There are also long beaded swags on the bra that attach towards the center of the cups, drape on the sides of my torso, and attach to the center back on the straps. These are mostly hex cut seed beads, but also have larger round plastic beads. Each strand has a different repeating pattern, measured by length between beads in inches - not the number of beads (I'm not that crazy). The strands on the right side match the strands on the left side (I am that crazy).
And of course, last of all, I lined everything in more of the peach satin. If my decorative fabric had been expensive, scratchy, textured, or uncomfortable against the skin, I definitely wouldn't have used it for a lining, but it just so happened that it was a dollar a yard and very comfortable. I attached my hook and eyes, and I had me a gorgeous gold filigree bedlah!
Cost in materials was maybe around $340? Here's my best guess on how the costs broke down (I wish I had kept better records). The materials were interfacing ($5), bra base ($10), grosgrain ribbon ($3), satin ($3), lots of Button and Craft Thread ($25), machine sewing thread ($5), 1000 grams of gold hex cut seed beads ($40), 60 28mm AB Crystals ($180), 3 yards of plastic gold trim ($3), 2 yards of diamond trim ($40), an uncountable number of small gold sequin packets ($20), and pack of assorted round gold plastic beads ($3).

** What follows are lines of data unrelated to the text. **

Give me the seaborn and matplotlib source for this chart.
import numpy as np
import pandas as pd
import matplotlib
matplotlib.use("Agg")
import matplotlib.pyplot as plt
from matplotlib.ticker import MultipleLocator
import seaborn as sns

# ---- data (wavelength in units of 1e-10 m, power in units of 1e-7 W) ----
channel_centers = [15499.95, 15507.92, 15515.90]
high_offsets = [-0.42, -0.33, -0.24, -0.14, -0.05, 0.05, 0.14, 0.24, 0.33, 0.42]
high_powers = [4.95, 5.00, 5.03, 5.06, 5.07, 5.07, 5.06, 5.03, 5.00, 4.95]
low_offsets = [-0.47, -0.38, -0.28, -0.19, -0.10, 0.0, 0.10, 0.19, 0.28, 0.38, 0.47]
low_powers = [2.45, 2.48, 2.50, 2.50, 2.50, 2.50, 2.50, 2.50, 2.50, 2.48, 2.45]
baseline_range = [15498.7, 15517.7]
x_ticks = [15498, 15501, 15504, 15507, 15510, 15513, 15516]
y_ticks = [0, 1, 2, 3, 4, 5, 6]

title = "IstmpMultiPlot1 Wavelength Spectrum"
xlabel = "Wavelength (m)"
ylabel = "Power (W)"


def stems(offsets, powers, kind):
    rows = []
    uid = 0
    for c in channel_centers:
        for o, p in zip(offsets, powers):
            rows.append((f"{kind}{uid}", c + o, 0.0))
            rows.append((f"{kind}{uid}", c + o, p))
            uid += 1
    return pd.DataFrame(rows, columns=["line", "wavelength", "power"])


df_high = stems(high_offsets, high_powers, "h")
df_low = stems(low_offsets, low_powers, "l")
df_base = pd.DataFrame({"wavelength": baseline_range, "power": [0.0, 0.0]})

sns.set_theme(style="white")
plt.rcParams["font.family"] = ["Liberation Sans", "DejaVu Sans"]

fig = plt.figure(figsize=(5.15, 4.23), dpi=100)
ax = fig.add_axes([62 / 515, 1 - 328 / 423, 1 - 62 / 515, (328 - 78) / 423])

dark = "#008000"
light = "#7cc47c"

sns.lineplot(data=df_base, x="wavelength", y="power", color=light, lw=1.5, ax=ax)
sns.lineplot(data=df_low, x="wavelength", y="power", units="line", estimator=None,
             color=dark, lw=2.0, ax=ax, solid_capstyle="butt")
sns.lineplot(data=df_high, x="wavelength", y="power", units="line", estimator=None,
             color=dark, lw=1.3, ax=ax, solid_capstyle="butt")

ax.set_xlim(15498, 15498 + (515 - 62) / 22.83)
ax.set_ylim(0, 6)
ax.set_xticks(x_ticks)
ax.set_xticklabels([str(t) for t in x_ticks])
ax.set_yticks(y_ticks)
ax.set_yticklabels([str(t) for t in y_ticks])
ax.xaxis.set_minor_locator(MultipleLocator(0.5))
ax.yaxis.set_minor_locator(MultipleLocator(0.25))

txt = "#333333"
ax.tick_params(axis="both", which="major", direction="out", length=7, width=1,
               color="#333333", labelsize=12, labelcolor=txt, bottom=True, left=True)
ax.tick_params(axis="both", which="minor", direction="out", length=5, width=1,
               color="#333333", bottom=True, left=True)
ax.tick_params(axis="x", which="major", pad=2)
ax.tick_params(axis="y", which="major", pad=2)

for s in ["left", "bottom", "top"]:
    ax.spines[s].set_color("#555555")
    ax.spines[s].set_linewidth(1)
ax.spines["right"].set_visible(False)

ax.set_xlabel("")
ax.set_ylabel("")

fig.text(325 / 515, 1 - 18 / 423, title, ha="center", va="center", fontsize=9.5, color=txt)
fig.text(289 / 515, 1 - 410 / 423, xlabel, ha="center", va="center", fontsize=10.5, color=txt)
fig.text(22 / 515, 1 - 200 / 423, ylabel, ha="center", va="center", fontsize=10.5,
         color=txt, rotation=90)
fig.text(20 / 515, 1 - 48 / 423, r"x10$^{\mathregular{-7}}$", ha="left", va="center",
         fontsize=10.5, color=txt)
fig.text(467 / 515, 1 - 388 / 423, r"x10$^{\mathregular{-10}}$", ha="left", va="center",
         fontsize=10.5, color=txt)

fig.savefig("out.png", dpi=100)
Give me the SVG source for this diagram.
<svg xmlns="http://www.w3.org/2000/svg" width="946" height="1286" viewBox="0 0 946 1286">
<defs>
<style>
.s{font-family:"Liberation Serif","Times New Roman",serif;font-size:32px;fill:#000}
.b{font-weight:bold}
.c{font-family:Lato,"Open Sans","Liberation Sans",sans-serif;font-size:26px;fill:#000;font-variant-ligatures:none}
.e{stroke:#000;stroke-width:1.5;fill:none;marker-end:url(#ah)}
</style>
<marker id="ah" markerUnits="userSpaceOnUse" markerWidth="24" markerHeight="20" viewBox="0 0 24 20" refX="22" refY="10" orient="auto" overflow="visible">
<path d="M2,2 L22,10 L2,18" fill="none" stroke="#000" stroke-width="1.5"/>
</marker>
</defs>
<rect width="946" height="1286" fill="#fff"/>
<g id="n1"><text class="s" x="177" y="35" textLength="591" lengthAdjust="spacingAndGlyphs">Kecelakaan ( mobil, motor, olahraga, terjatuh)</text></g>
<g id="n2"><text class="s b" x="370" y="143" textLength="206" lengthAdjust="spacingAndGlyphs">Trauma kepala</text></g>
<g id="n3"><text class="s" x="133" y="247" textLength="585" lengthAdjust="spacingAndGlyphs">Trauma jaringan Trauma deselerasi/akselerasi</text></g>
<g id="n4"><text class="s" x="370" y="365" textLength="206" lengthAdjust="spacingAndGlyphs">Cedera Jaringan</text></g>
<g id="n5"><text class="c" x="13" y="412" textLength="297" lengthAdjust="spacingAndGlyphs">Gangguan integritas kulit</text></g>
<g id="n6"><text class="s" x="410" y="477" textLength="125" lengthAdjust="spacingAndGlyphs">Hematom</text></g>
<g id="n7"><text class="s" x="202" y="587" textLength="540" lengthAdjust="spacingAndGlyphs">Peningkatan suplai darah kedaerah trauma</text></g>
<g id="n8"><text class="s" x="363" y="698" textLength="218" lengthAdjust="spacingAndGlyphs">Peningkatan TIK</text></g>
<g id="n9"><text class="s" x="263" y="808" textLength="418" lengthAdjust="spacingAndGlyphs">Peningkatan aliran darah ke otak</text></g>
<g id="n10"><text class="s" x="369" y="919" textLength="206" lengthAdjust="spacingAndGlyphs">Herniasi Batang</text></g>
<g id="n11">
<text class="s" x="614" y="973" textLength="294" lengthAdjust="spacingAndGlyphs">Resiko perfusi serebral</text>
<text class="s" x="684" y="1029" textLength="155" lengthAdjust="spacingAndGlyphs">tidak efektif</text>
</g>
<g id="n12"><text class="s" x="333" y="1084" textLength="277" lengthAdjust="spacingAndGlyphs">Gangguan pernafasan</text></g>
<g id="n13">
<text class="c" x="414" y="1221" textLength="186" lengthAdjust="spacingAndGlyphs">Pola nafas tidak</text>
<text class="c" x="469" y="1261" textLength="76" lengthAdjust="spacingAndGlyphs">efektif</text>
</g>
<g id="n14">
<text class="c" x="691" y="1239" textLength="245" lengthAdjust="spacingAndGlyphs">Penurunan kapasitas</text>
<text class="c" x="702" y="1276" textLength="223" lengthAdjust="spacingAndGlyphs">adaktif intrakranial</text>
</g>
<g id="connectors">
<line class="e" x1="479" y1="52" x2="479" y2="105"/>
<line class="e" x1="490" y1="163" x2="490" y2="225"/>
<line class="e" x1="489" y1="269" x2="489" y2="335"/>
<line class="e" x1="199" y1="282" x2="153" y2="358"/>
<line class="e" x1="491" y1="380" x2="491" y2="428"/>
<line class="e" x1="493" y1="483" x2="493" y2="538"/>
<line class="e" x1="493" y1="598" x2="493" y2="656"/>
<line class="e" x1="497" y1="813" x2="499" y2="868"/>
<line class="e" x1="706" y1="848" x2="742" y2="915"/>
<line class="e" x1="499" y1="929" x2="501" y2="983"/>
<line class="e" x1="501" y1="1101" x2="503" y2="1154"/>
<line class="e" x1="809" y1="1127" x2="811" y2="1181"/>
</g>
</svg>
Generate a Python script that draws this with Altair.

The labor was about two months of Murder She Wrote on Netflix time - how that compares to hours, I'm not really sure. Also, Angela Lansbury rocks.
Here's a video with the costume in action. I'm wearing an L Rose Designs reversible double layer circle skirt in red and gold chiffon, and matching arm drapes. The veil was custome dyed to match by the very talented artisan Silkdancer. There's another video on my YouTube Channel where I'm wearing the gold bedlah with a Geisha Moth gold velvet trumpet skirt and fingerless long gloves - at the same event. Many people didn't realize it was the same costume with a different skirts and accessories.